Xiu Xiu “Women As Lovers”
シュシュ 『ウィメン・アズ・ラヴァーズ』
発売: 2008年1月29日
レーベル: Kill Rock Stars (キル・ロック・スターズ)
カリフォルニア州サンノゼで結成されたバンド、シュシュの6枚目のスタジオ・アルバム。ジェイミー・スチュワート(Jamie Stewart)以外のメンバーは不定形で、実質的に彼のソロ・プロジェクトのようなグループです。
シュシュの作品はどれもそうなのですが、アヴァンギャルドな実験性と、カラフルなポップ性のバランスが絶妙なアルバム。カリスマ性のあるセクシーかつ演劇じみた歌唱のボーカルも、多彩なイメージをプラスしていると思います。
次作『Dear God, I Hate Myself』を筆頭に、シュシュの作品はエレクトロニックな響きが前面に出て、シンセポップ色が濃いものが多いのですが、それと比較すると、本作では電子音も織り交ぜながら、ソリッドなバンド・サウンドが響きわたります。
前述したとおり、実験性とポップ性の絶妙なバランスが、このバンドおよびジェイミー・スチュワートの魅力ですが、本作も随所に奇妙なサウンドやアレンジが散りばめられつつ、ポップスとしても成立させたアルバムです。特にサックスのフリーなフレーズがアクセントになっています。

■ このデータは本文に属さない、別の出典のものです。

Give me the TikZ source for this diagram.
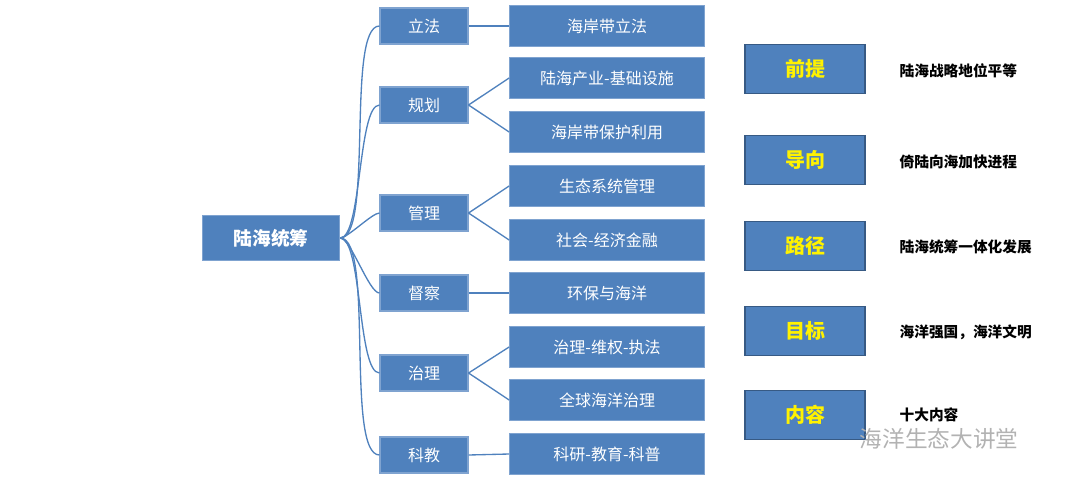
\documentclass[tikz,border=0pt]{standalone}
\usepackage{fontspec}
\setmainfont{Noto Sans CJK SC}
\definecolor{boxblue}{HTML}{4F81BD}
\definecolor{boxline}{HTML}{7FA3D0}
\begin{document}
\begin{tikzpicture}[x=0.75pt,y=-0.75pt,
  box/.style={draw=boxline,fill=boxblue,text=white,line width=0.8pt,inner sep=0pt,font=\fontsize{12}{12}\selectfont},
  mid/.style={box,minimum width=66pt,minimum height=27pt},
  leaf/.style={box,minimum width=146pt,minimum height=31pt},
  key/.style={box,draw=boxblue!70!black,minimum width=90pt,minimum height=37pt,text=yellow,font=\fontsize{15}{15}\bfseries\selectfont},
  note/.style={anchor=west,font=\fontsize{11}{11}\bfseries\selectfont},
  link/.style={draw=boxblue,line width=1pt}]
\useasboundingbox (0,0) rectangle (1080,478);
\node[box,minimum width=103pt,minimum height=34pt,font=\fontsize{14}{14}\bfseries\selectfont] (root) at (271,238) {陆海统筹};
\node[mid] (lifa) at (424,26) {立法};
\node[mid] (guihua) at (424,105) {规划};
\node[mid] (guanli) at (424,213) {管理};
\node[mid] (ducha) at (424,293) {督察};
\node[mid] (zhili) at (424,373) {治理};
\node[mid] (kejiao) at (424,455) {科教};
\node[leaf] (l1) at (607,26) {海岸带立法};
\node[leaf] (l2) at (607,78) {陆海产业-基础设施};
\node[leaf] (l3) at (607,132) {海岸带保护利用};
\node[leaf] (l4) at (607,186) {生态系统管理};
\node[leaf] (l5) at (607,240) {社会-经济金融};
\node[leaf] (l6) at (607,293) {环保与海洋};
\node[leaf] (l7) at (607,347) {治理-维权-执法};
\node[leaf] (l8) at (607,400) {全球海洋治理};
\node[leaf] (l9) at (607,454) {科研-教育-科普};
% connectors
\foreach \m in {lifa,guihua,guanli,ducha,zhili,kejiao}
  \draw[link] (root.east) to[out=0,in=180,looseness=0.4] (\m.west);
\draw[link] (lifa.east) -- (l1.west);
\draw[link] (ducha.east) -- (l6.west);
\draw[link] (kejiao.east) -- (l9.west);
\foreach \m/\a/\b in {guihua/l2/l3,guanli/l4/l5,zhili/l7/l8}{
  \draw[link] (\m.east) -- (\a.west);
  \draw[link] (\m.east) -- (\b.west);}
% right panel
\node[key] (k1) at (805,69) {前提};
\node[key] (k2) at (805,160) {导向};
\node[key] (k3) at (805,246) {路径};
\node[key] (k4) at (805,331) {目标};
\node[key] (k5) at (805,415) {内容};
\node[note] (n1) at (895,71) {陆海战略地位平等};
\node[note] (n2) at (895,162) {倚陆向海加快进程};
\node[note] (n3) at (895,247) {陆海统筹一体化发展};
\node[note] (n4) at (895,332) {海洋强国，海洋文明};
\node[note] (n5) at (895,415) {十大内容};
\node[anchor=west,text=gray!60,font=\fontsize{17}{17}\selectfont] (wm) at (855,439) {海洋生态大讲堂};
\end{tikzpicture}
\end{document}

3曲目「F.T.W.」は、前半はアコースティック・ギターを使用したポップなサウンド・プロダクションながら、再生時間1:25あたりからは電子ノイズが飛び交い、その後は穏やかな空気が戻ってくるコントラストが鮮烈な1曲。
6曲目「Under Pressure」には、スワンズのマイケル・ジラがゲスト・ボーカルとして参加。この曲ではサックスも活躍し、後半はフリージャズのような雰囲気です。
シンセの音や、電子ノイズ、フリーなサックスを効果的に使いながら、バンドのグルーヴ感や躍動感にも溢れたアルバムです。
違和感をフックに転化させながら、極上のポップスを響かせるジェイミー・スチュワートのバランス感覚は、本当に優れていると思います。ボーカリストとしても、どこか古き良きポップ・スターを彷彿とさせる雰囲気。
「ポップ職人」と呼ぶと軽すぎる、しかし「鬼才」と呼ぶほど近づきがたい雰囲気でもない、ジェイミー・スチュワートはそんなバランスの人だと思います。